● **What needs to be done**:
Word for word, give the material below again, minus any images.

● **Material provided**:
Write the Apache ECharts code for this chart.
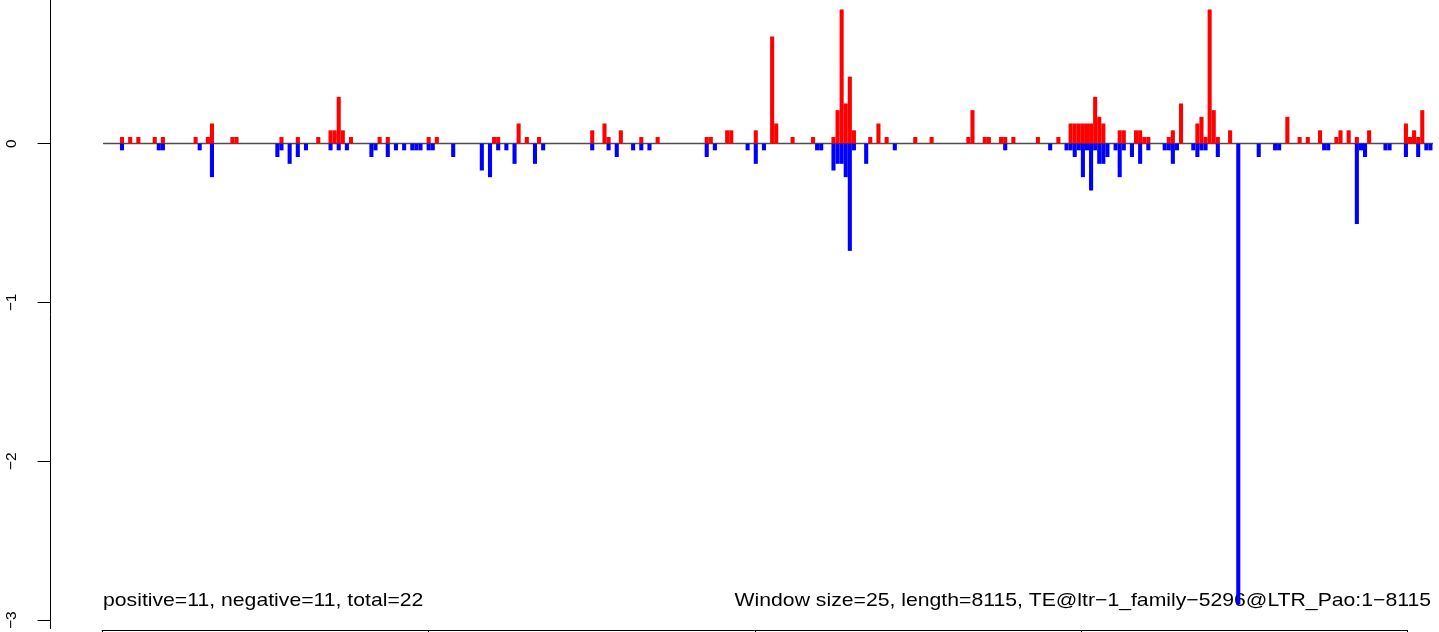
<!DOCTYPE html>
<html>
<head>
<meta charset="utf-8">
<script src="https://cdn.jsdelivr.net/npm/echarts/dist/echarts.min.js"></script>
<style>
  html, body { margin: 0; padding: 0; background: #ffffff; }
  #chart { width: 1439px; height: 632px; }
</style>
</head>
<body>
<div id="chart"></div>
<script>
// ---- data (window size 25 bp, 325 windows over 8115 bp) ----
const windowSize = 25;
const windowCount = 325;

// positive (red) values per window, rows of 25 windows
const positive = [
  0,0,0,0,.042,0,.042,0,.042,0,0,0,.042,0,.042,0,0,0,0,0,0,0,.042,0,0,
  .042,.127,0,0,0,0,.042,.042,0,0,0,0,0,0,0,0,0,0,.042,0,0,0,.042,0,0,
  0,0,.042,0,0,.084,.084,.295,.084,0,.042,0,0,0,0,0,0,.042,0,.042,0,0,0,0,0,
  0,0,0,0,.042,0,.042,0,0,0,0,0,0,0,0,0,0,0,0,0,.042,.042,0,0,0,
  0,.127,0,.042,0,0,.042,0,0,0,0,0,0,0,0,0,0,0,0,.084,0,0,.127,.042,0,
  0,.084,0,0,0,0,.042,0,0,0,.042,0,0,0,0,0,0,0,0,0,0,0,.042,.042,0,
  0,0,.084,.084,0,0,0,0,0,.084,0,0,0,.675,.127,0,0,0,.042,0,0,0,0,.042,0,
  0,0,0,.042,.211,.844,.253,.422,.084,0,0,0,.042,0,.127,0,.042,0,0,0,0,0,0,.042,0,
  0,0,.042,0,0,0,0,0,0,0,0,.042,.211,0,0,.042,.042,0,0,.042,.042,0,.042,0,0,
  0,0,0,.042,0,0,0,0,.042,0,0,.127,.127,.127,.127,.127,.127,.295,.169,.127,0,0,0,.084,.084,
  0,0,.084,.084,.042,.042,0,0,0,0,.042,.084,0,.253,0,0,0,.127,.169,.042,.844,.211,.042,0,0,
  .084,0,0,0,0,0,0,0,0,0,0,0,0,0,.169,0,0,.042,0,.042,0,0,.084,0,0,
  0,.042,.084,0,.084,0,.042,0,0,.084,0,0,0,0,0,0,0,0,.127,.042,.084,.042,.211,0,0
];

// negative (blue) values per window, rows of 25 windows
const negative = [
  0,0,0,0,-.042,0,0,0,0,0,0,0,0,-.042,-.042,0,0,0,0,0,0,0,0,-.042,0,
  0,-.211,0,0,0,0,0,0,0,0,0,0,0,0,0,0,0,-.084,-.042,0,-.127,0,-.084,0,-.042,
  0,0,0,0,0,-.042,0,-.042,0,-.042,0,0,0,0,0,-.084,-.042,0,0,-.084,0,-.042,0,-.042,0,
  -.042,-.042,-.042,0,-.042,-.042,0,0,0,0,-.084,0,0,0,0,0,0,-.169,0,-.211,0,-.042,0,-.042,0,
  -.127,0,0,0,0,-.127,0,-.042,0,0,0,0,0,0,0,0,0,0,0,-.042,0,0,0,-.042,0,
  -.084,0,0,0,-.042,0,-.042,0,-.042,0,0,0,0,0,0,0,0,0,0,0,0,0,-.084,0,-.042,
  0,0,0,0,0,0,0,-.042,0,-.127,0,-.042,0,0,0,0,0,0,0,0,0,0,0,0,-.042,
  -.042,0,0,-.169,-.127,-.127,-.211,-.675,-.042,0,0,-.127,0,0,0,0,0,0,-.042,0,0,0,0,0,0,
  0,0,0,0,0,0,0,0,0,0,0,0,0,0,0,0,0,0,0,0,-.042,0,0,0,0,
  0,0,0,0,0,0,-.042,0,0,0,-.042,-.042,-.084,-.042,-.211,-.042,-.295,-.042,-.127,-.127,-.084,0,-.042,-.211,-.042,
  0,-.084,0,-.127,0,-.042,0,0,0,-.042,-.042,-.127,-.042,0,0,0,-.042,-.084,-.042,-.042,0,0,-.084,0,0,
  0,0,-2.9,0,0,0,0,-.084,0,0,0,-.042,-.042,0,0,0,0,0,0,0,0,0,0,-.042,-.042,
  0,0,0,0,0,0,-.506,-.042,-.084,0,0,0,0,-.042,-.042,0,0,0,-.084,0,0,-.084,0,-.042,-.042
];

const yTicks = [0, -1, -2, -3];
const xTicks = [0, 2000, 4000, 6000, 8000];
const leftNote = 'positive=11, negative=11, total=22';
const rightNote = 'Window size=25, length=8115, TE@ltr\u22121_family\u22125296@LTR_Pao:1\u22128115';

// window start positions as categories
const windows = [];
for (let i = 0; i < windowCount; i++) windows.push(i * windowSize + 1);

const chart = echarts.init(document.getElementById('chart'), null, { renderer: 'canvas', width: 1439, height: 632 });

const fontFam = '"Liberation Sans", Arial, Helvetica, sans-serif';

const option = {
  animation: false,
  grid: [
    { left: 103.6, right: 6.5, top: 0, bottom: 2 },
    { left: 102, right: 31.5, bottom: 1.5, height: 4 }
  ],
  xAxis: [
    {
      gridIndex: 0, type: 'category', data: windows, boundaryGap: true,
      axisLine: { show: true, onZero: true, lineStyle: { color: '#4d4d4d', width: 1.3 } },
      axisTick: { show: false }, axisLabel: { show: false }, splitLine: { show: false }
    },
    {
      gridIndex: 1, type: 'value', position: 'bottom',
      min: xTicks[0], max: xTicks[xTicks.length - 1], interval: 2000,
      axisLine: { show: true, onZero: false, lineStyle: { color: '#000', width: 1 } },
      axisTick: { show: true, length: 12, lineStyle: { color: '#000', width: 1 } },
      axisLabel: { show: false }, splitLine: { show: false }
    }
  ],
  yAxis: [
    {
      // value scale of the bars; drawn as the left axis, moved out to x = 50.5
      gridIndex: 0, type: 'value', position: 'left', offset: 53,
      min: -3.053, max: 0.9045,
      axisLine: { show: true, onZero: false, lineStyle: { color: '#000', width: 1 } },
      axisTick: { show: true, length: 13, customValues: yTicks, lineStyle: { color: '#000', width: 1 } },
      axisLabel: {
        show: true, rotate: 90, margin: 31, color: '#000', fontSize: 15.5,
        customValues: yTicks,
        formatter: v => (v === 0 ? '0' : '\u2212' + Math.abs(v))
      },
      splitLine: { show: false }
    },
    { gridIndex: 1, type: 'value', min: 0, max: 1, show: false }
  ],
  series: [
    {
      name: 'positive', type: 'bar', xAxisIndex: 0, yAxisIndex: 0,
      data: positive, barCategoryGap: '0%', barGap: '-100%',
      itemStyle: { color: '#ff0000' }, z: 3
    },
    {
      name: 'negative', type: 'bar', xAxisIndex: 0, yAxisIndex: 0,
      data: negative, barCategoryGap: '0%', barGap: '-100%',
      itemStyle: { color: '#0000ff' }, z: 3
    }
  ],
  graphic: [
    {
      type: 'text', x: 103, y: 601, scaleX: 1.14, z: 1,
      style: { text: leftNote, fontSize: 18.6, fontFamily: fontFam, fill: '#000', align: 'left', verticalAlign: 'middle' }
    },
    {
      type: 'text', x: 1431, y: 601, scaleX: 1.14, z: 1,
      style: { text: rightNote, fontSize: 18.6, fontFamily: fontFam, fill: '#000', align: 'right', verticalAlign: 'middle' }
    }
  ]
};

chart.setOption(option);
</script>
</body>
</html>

● **Written reply**:
Write the Apache ECharts code for this chart.
<!DOCTYPE html>
<html>
<head>
<meta charset="utf-8">
<script src="https://cdn.jsdelivr.net/npm/echarts/dist/echarts.min.js"></script>
<style>
  html, body { margin: 0; padding: 0; background: #ffffff; }
  #chart { width: 1439px; height: 632px; }
</style>
</head>
<body>
<div id="chart"></div>
<script>
// ---- data (window size 25 bp, 325 windows over 8115 bp) ----
const windowSize = 25;
const windowCount = 325;

// positive (red) values per window, rows of 25 windows
const positive = [
  0,0,0,0,.042,0,.042,0,.042,0,0,0,.042,0,.042,0,0,0,0,0,0,0,.042,0,0,
  .042,.127,0,0,0,0,.042,.042,0,0,0,0,0,0,0,0,0,0,.042,0,0,0,.042,0,0,
  0,0,.042,0,0,.084,.084,.295,.084,0,.042,0,0,0,0,0,0,.042,0,.042,0,0,0,0,0,
  0,0,0,0,.042,0,.042,0,0,0,0,0,0,0,0,0,0,0,0,0,.042,.042,0,0,0,
  0,.127,0,.042,0,0,.042,0,0,0,0,0,0,0,0,0,0,0,0,.084,0,0,.127,.042,0,
  0,.084,0,0,0,0,.042,0,0,0,.042,0,0,0,0,0,0,0,0,0,0,0,.042,.042,0,
  0,0,.084,.084,0,0,0,0,0,.084,0,0,0,.675,.127,0,0,0,.042,0,0,0,0,.042,0,
  0,0,0,.042,.211,.844,.253,.422,.084,0,0,0,.042,0,.127,0,.042,0,0,0,0,0,0,.042,0,
  0,0,.042,0,0,0,0,0,0,0,0,.042,.211,0,0,.042,.042,0,0,.042,.042,0,.042,0,0,
  0,0,0,.042,0,0,0,0,.042,0,0,.127,.127,.127,.127,.127,.127,.295,.169,.127,0,0,0,.084,.084,
  0,0,.084,.084,.042,.042,0,0,0,0,.042,.084,0,.253,0,0,0,.127,.169,.042,.844,.211,.042,0,0,
  .084,0,0,0,0,0,0,0,0,0,0,0,0,0,.169,0,0,.042,0,.042,0,0,.084,0,0,
  0,.042,.084,0,.084,0,.042,0,0,.084,0,0,0,0,0,0,0,0,.127,.042,.084,.042,.211,0,0
];

// negative (blue) values per window, rows of 25 windows
const negative = [
  0,0,0,0,-.042,0,0,0,0,0,0,0,0,-.042,-.042,0,0,0,0,0,0,0,0,-.042,0,
  0,-.211,0,0,0,0,0,0,0,0,0,0,0,0,0,0,0,-.084,-.042,0,-.127,0,-.084,0,-.042,
  0,0,0,0,0,-.042,0,-.042,0,-.042,0,0,0,0,0,-.084,-.042,0,0,-.084,0,-.042,0,-.042,0,
  -.042,-.042,-.042,0,-.042,-.042,0,0,0,0,-.084,0,0,0,0,0,0,-.169,0,-.211,0,-.042,0,-.042,0,
  -.127,0,0,0,0,-.127,0,-.042,0,0,0,0,0,0,0,0,0,0,0,-.042,0,0,0,-.042,0,
  -.084,0,0,0,-.042,0,-.042,0,-.042,0,0,0,0,0,0,0,0,0,0,0,0,0,-.084,0,-.042,
  0,0,0,0,0,0,0,-.042,0,-.127,0,-.042,0,0,0,0,0,0,0,0,0,0,0,0,-.042,
  -.042,0,0,-.169,-.127,-.127,-.211,-.675,-.042,0,0,-.127,0,0,0,0,0,0,-.042,0,0,0,0,0,0,
  0,0,0,0,0,0,0,0,0,0,0,0,0,0,0,0,0,0,0,0,-.042,0,0,0,0,
  0,0,0,0,0,0,-.042,0,0,0,-.042,-.042,-.084,-.042,-.211,-.042,-.295,-.042,-.127,-.127,-.084,0,-.042,-.211,-.042,
  0,-.084,0,-.127,0,-.042,0,0,0,-.042,-.042,-.127,-.042,0,0,0,-.042,-.084,-.042,-.042,0,0,-.084,0,0,
  0,0,-2.9,0,0,0,0,-.084,0,0,0,-.042,-.042,0,0,0,0,0,0,0,0,0,0,-.042,-.042,
  0,0,0,0,0,0,-.506,-.042,-.084,0,0,0,0,-.042,-.042,0,0,0,-.084,0,0,-.084,0,-.042,-.042
];

const yTicks = [0, -1, -2, -3];
const xTicks = [0, 2000, 4000, 6000, 8000];
const leftNote = 'positive=11, negative=11, total=22';
const rightNote = 'Window size=25, length=8115, TE@ltr\u22121_family\u22125296@LTR_Pao:1\u22128115';

// window start positions as categories
const windows = [];
for (let i = 0; i < windowCount; i++) windows.push(i * windowSize + 1);

const chart = echarts.init(document.getElementById('chart'), null, { renderer: 'canvas', width: 1439, height: 632 });

const fontFam = '"Liberation Sans", Arial, Helvetica, sans-serif';

const option = {
  animation: false,
  grid: [
    { left: 103.6, right: 6.5, top: 0, bottom: 2 },
    { left: 102, right: 31.5, bottom: 1.5, height: 4 }
  ],
  xAxis: [
    {
      gridIndex: 0, type: 'category', data: windows, boundaryGap: true,
      axisLine: { show: true, onZero: true, lineStyle: { color: '#4d4d4d', width: 1.3 } },
      axisTick: { show: false }, axisLabel: { show: false }, splitLine: { show: false }
    },
    {
      gridIndex: 1, type: 'value', position: 'bottom',
      min: xTicks[0], max: xTicks[xTicks.length - 1], interval: 2000,
      axisLine: { show: true, onZero: false, lineStyle: { color: '#000', width: 1 } },
      axisTick: { show: true, length: 12, lineStyle: { color: '#000', width: 1 } },
      axisLabel: { show: false }, splitLine: { show: false }
    }
  ],
  yAxis: [
    {
      // value scale of the bars; drawn as the left axis, moved out to x = 50.5
      gridIndex: 0, type: 'value', position: 'left', offset: 53,
      min: -3.053, max: 0.9045,
      axisLine: { show: true, onZero: false, lineStyle: { color: '#000', width: 1 } },
      axisTick: { show: true, length: 13, customValues: yTicks, lineStyle: { color: '#000', width: 1 } },
      axisLabel: {
        show: true, rotate: 90, margin: 31, color: '#000', fontSize: 15.5,
        customValues: yTicks,
        formatter: v => (v === 0 ? '0' : '\u2212' + Math.abs(v))
      },
      splitLine: { show: false }
    },
    { gridIndex: 1, type: 'value', min: 0, max: 1, show: false }
  ],
  series: [
    {
      name: 'positive', type: 'bar', xAxisIndex: 0, yAxisIndex: 0,
      data: positive, barCategoryGap: '0%', barGap: '-100%',
      itemStyle: { color: '#ff0000' }, z: 3
    },
    {
      name: 'negative', type: 'bar', xAxisIndex: 0, yAxisIndex: 0,
      data: negative, barCategoryGap: '0%', barGap: '-100%',
      itemStyle: { color: '#0000ff' }, z: 3
    }
  ],
  graphic: [
    {
      type: 'text', x: 103, y: 601, scaleX: 1.14, z: 1,
      style: { text: leftNote, fontSize: 18.6, fontFamily: fontFam, fill: '#000', align: 'left', verticalAlign: 'middle' }
    },
    {
      type: 'text', x: 1431, y: 601, scaleX: 1.14, z: 1,
      style: { text: rightNote, fontSize: 18.6, fontFamily: fontFam, fill: '#000', align: 'right', verticalAlign: 'middle' }
    }
  ]
};

chart.setOption(option);
</script>
</body>
</html>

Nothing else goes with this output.